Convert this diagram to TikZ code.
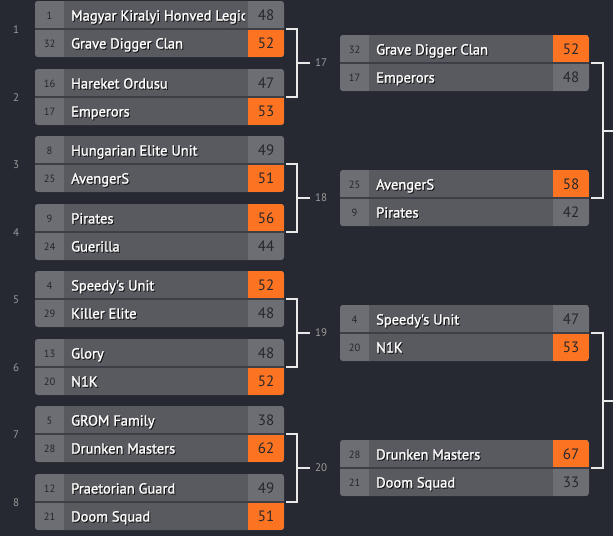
\documentclass[tikz,border=0pt]{standalone}
\usepackage{fontspec}
\setmainfont{PT Sans}
\newfontfamily\namefont{PT Sans}[FakeBold=1.3]
\usetikzlibrary{calc}
\definecolor{bg}{HTML}{272932}
\definecolor{cellname}{HTML}{595A5F}
\definecolor{cellside}{HTML}{6D6E73}
\definecolor{win}{HTML}{FC7322}
\definecolor{divider}{HTML}{3E3F46}
\definecolor{linec}{HTML}{E8E8E8}
\definecolor{lbl}{HTML}{9C9C9C}
\definecolor{darktxt}{HTML}{26272D}
\tikzset{
  matchbox/.style={minimum width=249pt, minimum height=56pt, inner sep=0pt, outer sep=0pt, fill=cellname, rounded corners=3pt, draw=none},
  seedtxt/.style={font=\fontsize{10.5}{12}\selectfont, text=darktxt, inner sep=0pt, anchor=base},
  nametxt/.style={font=\namefont\fontsize{14.5}{16}\selectfont, text=white, inner sep=0pt, anchor=base west},
  nameshadow/.style={nametxt, text=black, opacity=0.7},
  scoretxt/.style={font=\fontsize{15}{16}\selectfont, text=darktxt, inner sep=0pt, anchor=base},
  roundlbl/.style={font=\fontsize{11}{12}\selectfont, text=lbl, inner sep=0pt},
  bracket/.style={draw=linec, line width=2pt},
}
% name, xleft, top, seed1, team1, score1, seed2, team2, score2
\newcommand{\drawmatch}[9]{%
  \node[matchbox, anchor=north west] (#1) at (#2,#3) {};
  \begin{scope}
    \clip[rounded corners=3pt] (#2,#3) rectangle ({#2+249},{#3+56});
    \fill[cellside] (#2,#3) rectangle ({#2+29},{#3+56});
    \begin{scope}
      \clip ({#2+29},#3) rectangle ({#2+210},{#3+56});
      \node[nameshadow] (#1-t1s) at ({#2+37},{#3+20.5}) {#5};
      \node[nametxt] (#1-t1) at ({#2+36},{#3+19.5}) {#5};
      \node[nameshadow] (#1-t2s) at ({#2+37},{#3+48.5}) {#8};
      \node[nametxt] (#1-t2) at ({#2+36},{#3+47.5}) {#8};
    \end{scope}
    \fill[cellside] ({#2+213},#3) rectangle ({#2+249},{#3+56});
    \ifnum#6>#9\relax
      \fill[win] ({#2+213},#3) rectangle ({#2+249},{#3+28});
    \else
      \fill[win] ({#2+213},{#3+28}) rectangle ({#2+249},{#3+56});
    \fi
    \fill[divider] (#2,{#3+27.2}) rectangle ({#2+249},{#3+28.8});
  \end{scope}
  \node[seedtxt] (#1-s1) at ({#2+14.5},{#3+18}) {#4};
  \node[seedtxt] (#1-s2) at ({#2+14.5},{#3+46}) {#7};
  \node[scoretxt] (#1-p1) at ({#2+231},{#3+19.5}) {#6};
  \node[scoretxt] (#1-p2) at ({#2+231},{#3+47.5}) {#9};
}
% label name, upper match, lower match, text
\newcommand{\drawbracket}[4]{%
  \draw[bracket] ([xshift=2pt]#2.east) -- ++(11,0) coordinate (#1-a) |- ([xshift=2pt]#3.east) coordinate (#1-b);
  \coordinate (#1-m) at ($(#1-a)!0.5!(#1-a |- #1-b)$);
  \node[roundlbl, anchor=west] (#1) at ([xshift=18pt]#1-m) {#4};
  \draw[bracket] ([xshift=-1pt]#1-m) -- ([xshift=-5pt]#1.west);
}
\begin{document}
\begin{tikzpicture}[x=1pt, y=-1pt]
\fill[bg] (0,0) rectangle (613,536);
\useasboundingbox (0,0) rectangle (613,536);
% round 1
\drawmatch{m1}{35}{1}{1}{Magyar Kiralyi Honved Legio}{48}{32}{Grave Digger Clan}{52}
\drawmatch{m2}{35}{69}{16}{Hareket Ordusu}{47}{17}{Emperors}{53}
\drawmatch{m3}{35}{136}{8}{Hungarian Elite Unit}{49}{25}{AvengerS}{51}
\drawmatch{m4}{35}{204}{9}{Pirates}{56}{24}{Guerilla}{44}
\drawmatch{m5}{35}{271}{4}{Speedy's Unit}{52}{29}{Killer Elite}{48}
\drawmatch{m6}{35}{339}{13}{Glory}{48}{20}{N1K}{52}
\drawmatch{m7}{35}{406}{5}{GROM Family}{38}{28}{Drunken Masters}{62}
\drawmatch{m8}{35}{474}{12}{Praetorian Guard}{49}{21}{Doom Squad}{51}
% round labels
\foreach \i/\yy in {1/30,2/98,3/165,4/233,5/300,6/368,7/435,8/503}{
  \node[roundlbl] (rl\i) at (16,\yy) {\i};
}
% round 2
\drawmatch{m17}{340}{35}{32}{Grave Digger Clan}{52}{17}{Emperors}{48}
\drawmatch{m18}{340}{170}{25}{AvengerS}{58}{9}{Pirates}{42}
\drawmatch{m19}{340}{305}{4}{Speedy's Unit}{47}{20}{N1K}{53}
\drawmatch{m20}{340}{440}{28}{Drunken Masters}{67}{21}{Doom Squad}{33}
% brackets
\drawbracket{b17}{m1}{m2}{17}
\drawbracket{b18}{m3}{m4}{18}
\drawbracket{b19}{m5}{m6}{19}
\drawbracket{b20}{m7}{m8}{20}
% round 2 brackets
\draw[bracket] ([xshift=2pt]m17.east) -- ++(12,0) coordinate (c1a) |- ([xshift=2pt]m18.east) coordinate (c1b);
\coordinate (c1m) at ($(c1a)!0.5!(c1a |- c1b)$);
\coordinate (c1e) at (614,0 |- c1m);
\draw[bracket] ([xshift=-1pt]c1m) -- (c1e);
\draw[bracket] ([xshift=2pt]m19.east) -- ++(12,0) coordinate (c2a) |- ([xshift=2pt]m20.east) coordinate (c2b);
\coordinate (c2m) at ($(c2a)!0.5!(c2a |- c2b)$);
\coordinate (c2e) at (614,0 |- c2m);
\draw[bracket] ([xshift=-1pt]c2m) -- (c2e);
\end{tikzpicture}
\end{document}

» Work to be completed: Copy the material above exactly and drop the pictures.

» Reply:
Convert this diagram to TikZ code.
\documentclass[tikz,border=0pt]{standalone}
\usepackage{fontspec}
\setmainfont{PT Sans}
\newfontfamily\namefont{PT Sans}[FakeBold=1.3]
\usetikzlibrary{calc}
\definecolor{bg}{HTML}{272932}
\definecolor{cellname}{HTML}{595A5F}
\definecolor{cellside}{HTML}{6D6E73}
\definecolor{win}{HTML}{FC7322}
\definecolor{divider}{HTML}{3E3F46}
\definecolor{linec}{HTML}{E8E8E8}
\definecolor{lbl}{HTML}{9C9C9C}
\definecolor{darktxt}{HTML}{26272D}
\tikzset{
  matchbox/.style={minimum width=249pt, minimum height=56pt, inner sep=0pt, outer sep=0pt, fill=cellname, rounded corners=3pt, draw=none},
  seedtxt/.style={font=\fontsize{10.5}{12}\selectfont, text=darktxt, inner sep=0pt, anchor=base},
  nametxt/.style={font=\namefont\fontsize{14.5}{16}\selectfont, text=white, inner sep=0pt, anchor=base west},
  nameshadow/.style={nametxt, text=black, opacity=0.7},
  scoretxt/.style={font=\fontsize{15}{16}\selectfont, text=darktxt, inner sep=0pt, anchor=base},
  roundlbl/.style={font=\fontsize{11}{12}\selectfont, text=lbl, inner sep=0pt},
  bracket/.style={draw=linec, line width=2pt},
}
% name, xleft, top, seed1, team1, score1, seed2, team2, score2
\newcommand{\drawmatch}[9]{%
  \node[matchbox, anchor=north west] (#1) at (#2,#3) {};
  \begin{scope}
    \clip[rounded corners=3pt] (#2,#3) rectangle ({#2+249},{#3+56});
    \fill[cellside] (#2,#3) rectangle ({#2+29},{#3+56});
    \begin{scope}
      \clip ({#2+29},#3) rectangle ({#2+210},{#3+56});
      \node[nameshadow] (#1-t1s) at ({#2+37},{#3+20.5}) {#5};
      \node[nametxt] (#1-t1) at ({#2+36},{#3+19.5}) {#5};
      \node[nameshadow] (#1-t2s) at ({#2+37},{#3+48.5}) {#8};
      \node[nametxt] (#1-t2) at ({#2+36},{#3+47.5}) {#8};
    \end{scope}
    \fill[cellside] ({#2+213},#3) rectangle ({#2+249},{#3+56});
    \ifnum#6>#9\relax
      \fill[win] ({#2+213},#3) rectangle ({#2+249},{#3+28});
    \else
      \fill[win] ({#2+213},{#3+28}) rectangle ({#2+249},{#3+56});
    \fi
    \fill[divider] (#2,{#3+27.2}) rectangle ({#2+249},{#3+28.8});
  \end{scope}
  \node[seedtxt] (#1-s1) at ({#2+14.5},{#3+18}) {#4};
  \node[seedtxt] (#1-s2) at ({#2+14.5},{#3+46}) {#7};
  \node[scoretxt] (#1-p1) at ({#2+231},{#3+19.5}) {#6};
  \node[scoretxt] (#1-p2) at ({#2+231},{#3+47.5}) {#9};
}
% label name, upper match, lower match, text
\newcommand{\drawbracket}[4]{%
  \draw[bracket] ([xshift=2pt]#2.east) -- ++(11,0) coordinate (#1-a) |- ([xshift=2pt]#3.east) coordinate (#1-b);
  \coordinate (#1-m) at ($(#1-a)!0.5!(#1-a |- #1-b)$);
  \node[roundlbl, anchor=west] (#1) at ([xshift=18pt]#1-m) {#4};
  \draw[bracket] ([xshift=-1pt]#1-m) -- ([xshift=-5pt]#1.west);
}
\begin{document}
\begin{tikzpicture}[x=1pt, y=-1pt]
\fill[bg] (0,0) rectangle (613,536);
\useasboundingbox (0,0) rectangle (613,536);
% round 1
\drawmatch{m1}{35}{1}{1}{Magyar Kiralyi Honved Legio}{48}{32}{Grave Digger Clan}{52}
\drawmatch{m2}{35}{69}{16}{Hareket Ordusu}{47}{17}{Emperors}{53}
\drawmatch{m3}{35}{136}{8}{Hungarian Elite Unit}{49}{25}{AvengerS}{51}
\drawmatch{m4}{35}{204}{9}{Pirates}{56}{24}{Guerilla}{44}
\drawmatch{m5}{35}{271}{4}{Speedy's Unit}{52}{29}{Killer Elite}{48}
\drawmatch{m6}{35}{339}{13}{Glory}{48}{20}{N1K}{52}
\drawmatch{m7}{35}{406}{5}{GROM Family}{38}{28}{Drunken Masters}{62}
\drawmatch{m8}{35}{474}{12}{Praetorian Guard}{49}{21}{Doom Squad}{51}
% round labels
\foreach \i/\yy in {1/30,2/98,3/165,4/233,5/300,6/368,7/435,8/503}{
  \node[roundlbl] (rl\i) at (16,\yy) {\i};
}
% round 2
\drawmatch{m17}{340}{35}{32}{Grave Digger Clan}{52}{17}{Emperors}{48}
\drawmatch{m18}{340}{170}{25}{AvengerS}{58}{9}{Pirates}{42}
\drawmatch{m19}{340}{305}{4}{Speedy's Unit}{47}{20}{N1K}{53}
\drawmatch{m20}{340}{440}{28}{Drunken Masters}{67}{21}{Doom Squad}{33}
% brackets
\drawbracket{b17}{m1}{m2}{17}
\drawbracket{b18}{m3}{m4}{18}
\drawbracket{b19}{m5}{m6}{19}
\drawbracket{b20}{m7}{m8}{20}
% round 2 brackets
\draw[bracket] ([xshift=2pt]m17.east) -- ++(12,0) coordinate (c1a) |- ([xshift=2pt]m18.east) coordinate (c1b);
\coordinate (c1m) at ($(c1a)!0.5!(c1a |- c1b)$);
\coordinate (c1e) at (614,0 |- c1m);
\draw[bracket] ([xshift=-1pt]c1m) -- (c1e);
\draw[bracket] ([xshift=2pt]m19.east) -- ++(12,0) coordinate (c2a) |- ([xshift=2pt]m20.east) coordinate (c2b);
\coordinate (c2m) at ($(c2a)!0.5!(c2a |- c2b)$);
\coordinate (c2e) at (614,0 |- c2m);
\draw[bracket] ([xshift=-1pt]c2m) -- (c2e);
\end{tikzpicture}
\end{document}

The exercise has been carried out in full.